Set problem:
Starting with the first line below, extract each line through the one that contains "plt.rcParams['font.family'] = ['Liberation", inclusive, excluding pictures.

Data block:
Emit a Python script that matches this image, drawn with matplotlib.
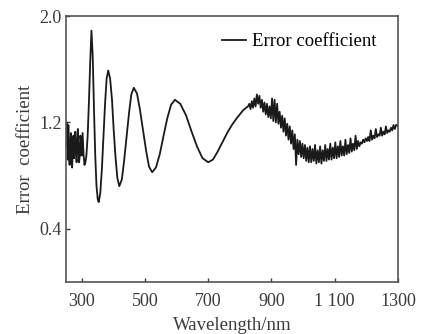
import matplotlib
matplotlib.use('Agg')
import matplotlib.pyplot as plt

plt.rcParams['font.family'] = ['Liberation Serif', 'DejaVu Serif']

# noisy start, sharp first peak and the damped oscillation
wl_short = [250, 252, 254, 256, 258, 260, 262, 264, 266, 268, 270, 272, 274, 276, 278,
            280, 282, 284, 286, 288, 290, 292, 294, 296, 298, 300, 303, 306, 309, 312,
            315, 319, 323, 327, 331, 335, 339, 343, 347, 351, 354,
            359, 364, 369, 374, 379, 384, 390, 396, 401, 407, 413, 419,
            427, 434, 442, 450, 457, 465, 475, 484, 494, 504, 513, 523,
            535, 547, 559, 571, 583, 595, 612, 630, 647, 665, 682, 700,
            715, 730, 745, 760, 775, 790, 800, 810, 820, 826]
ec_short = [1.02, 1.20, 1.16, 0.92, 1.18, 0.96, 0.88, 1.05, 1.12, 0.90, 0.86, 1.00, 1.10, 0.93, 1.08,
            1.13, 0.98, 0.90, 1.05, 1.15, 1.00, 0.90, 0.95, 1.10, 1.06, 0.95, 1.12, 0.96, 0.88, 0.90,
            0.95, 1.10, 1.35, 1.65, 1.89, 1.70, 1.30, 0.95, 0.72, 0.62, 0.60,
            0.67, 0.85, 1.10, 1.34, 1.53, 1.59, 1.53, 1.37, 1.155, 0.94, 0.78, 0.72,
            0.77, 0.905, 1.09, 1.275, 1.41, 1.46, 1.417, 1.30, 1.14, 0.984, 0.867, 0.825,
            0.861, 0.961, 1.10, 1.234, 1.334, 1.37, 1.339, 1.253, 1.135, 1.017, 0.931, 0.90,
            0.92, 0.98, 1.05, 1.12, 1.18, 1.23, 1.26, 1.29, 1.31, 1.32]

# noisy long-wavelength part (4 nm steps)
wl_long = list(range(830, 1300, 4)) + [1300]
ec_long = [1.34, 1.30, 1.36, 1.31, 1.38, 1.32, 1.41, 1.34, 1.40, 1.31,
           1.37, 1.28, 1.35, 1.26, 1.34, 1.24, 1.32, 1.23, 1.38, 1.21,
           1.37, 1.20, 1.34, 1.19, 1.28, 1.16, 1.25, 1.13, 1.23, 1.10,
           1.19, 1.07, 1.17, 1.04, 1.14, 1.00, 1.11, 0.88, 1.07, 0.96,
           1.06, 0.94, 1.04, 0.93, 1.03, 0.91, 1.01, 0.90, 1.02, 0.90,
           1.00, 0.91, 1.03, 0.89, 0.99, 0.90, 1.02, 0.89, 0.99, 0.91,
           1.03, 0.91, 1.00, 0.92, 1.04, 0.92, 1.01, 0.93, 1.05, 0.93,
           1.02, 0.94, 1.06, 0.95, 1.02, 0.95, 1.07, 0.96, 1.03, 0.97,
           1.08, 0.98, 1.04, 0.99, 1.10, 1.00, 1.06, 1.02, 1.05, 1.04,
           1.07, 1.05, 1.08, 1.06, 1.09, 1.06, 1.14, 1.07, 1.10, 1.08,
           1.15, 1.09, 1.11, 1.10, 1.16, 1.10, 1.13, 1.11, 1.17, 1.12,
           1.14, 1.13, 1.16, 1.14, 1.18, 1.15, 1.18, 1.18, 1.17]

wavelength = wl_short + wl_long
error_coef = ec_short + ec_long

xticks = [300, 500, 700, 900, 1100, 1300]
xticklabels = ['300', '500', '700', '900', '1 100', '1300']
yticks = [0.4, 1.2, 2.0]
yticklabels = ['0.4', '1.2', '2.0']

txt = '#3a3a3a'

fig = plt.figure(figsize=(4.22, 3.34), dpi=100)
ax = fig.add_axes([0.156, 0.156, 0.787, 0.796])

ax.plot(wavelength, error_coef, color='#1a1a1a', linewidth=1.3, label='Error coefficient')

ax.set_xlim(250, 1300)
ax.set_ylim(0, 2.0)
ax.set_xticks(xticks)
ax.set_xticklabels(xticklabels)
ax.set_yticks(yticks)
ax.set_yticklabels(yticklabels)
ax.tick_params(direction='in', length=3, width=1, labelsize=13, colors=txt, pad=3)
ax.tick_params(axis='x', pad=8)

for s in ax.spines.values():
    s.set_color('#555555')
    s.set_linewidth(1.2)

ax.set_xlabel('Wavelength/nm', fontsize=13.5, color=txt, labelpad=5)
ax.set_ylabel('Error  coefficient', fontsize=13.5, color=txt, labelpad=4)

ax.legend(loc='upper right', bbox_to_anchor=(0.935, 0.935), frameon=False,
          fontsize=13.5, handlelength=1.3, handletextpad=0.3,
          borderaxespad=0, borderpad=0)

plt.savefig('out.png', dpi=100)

Correct response:
Emit a Python script that matches this image, drawn with matplotlib.
import matplotlib
matplotlib.use('Agg')
import matplotlib.pyplot as plt

plt.rcParams['font.family'] = ['Liberation Serif', 'DejaVu Serif']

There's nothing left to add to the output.